I‘m sorry to hear this.
Is there any option in your bios settings to turn off the nvidia gpu? Have you tried to boot with the amd gpu as only option? To make sure that the nvidia gpu really is the culprit ?

supergfxctl was normally how i disabled the GPU and installing it does disable it, but it also prevents the GPU from loading at all and it (along with all other gpu switchers) have some very strange behavior probably related to the root issue, where it wont switch modes and the daemon hangs while trying to switch.

With the nvidia gpu disabled xorg throws a different error instead:
(EE) no screens found(EE)

and still refuses to launch

every time I see the terminal hang at
[ OK ] Started Simple Desktop Display Manager.

i get one step closer to moving to pop!_os and having system76 deal with my problems

Can you post the result of:

ls -a /etc/X11/xorg.conf.d/

and

ls -a /etc/X11/

and read this, perhaps this is a useful hint:

https://wiki.archlinux.org/title/NVIDIA/Troubleshooting#X_fails_with_"no_screens_found"_when_using_Multiple_GPUs

ls -a /etc/X11/xorg.conf.d/

00-keybord.conf

ls -a /etc/X11/

tigervnc
xinit
xorg.conf.backup
xorg.conf.d
xorg.conf.nvidia-xconfig-original

Log of xorg after specifying integrated graphics:
http://ix.io/4LEq

throws a new error:
“parse_vt_settings: Cannot open /dev/tty0 (Permission denied)”

still not running

holy god this made no sense

I resorted to completely wiping all xorg config files and installing supergfxctl again. for some reason this fixes it.

I am never touching nvidia drivers again

2 Likes

the xorg config is very unstable, might use this as an opportunity to move files off and do a reinstall of eos.
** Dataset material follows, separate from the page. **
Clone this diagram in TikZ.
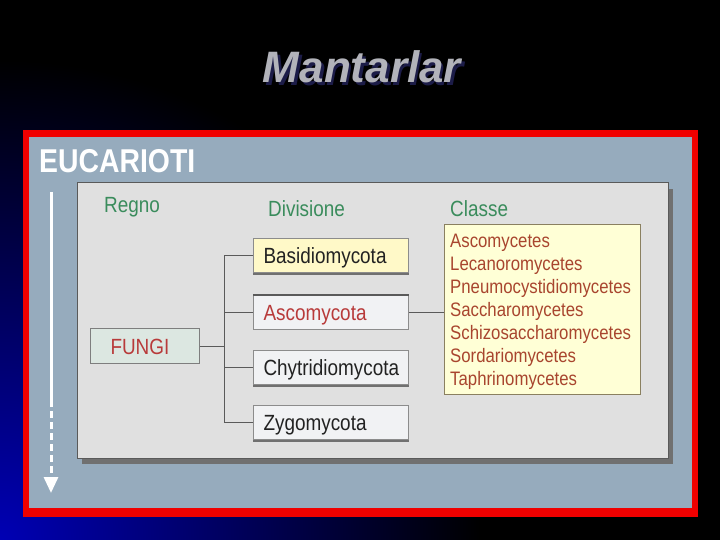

In many wikis there is a notice, that it is better to have no config files for xorg with the nvidia drivers. That would have been my next answer (because of this I asked for the output of “ls -a …”), to rename/move every config file in those directories. But I was busy at my job, that’s why I couldn’t answer til now :slight_smile:

But I’m glad to hear it’s working now.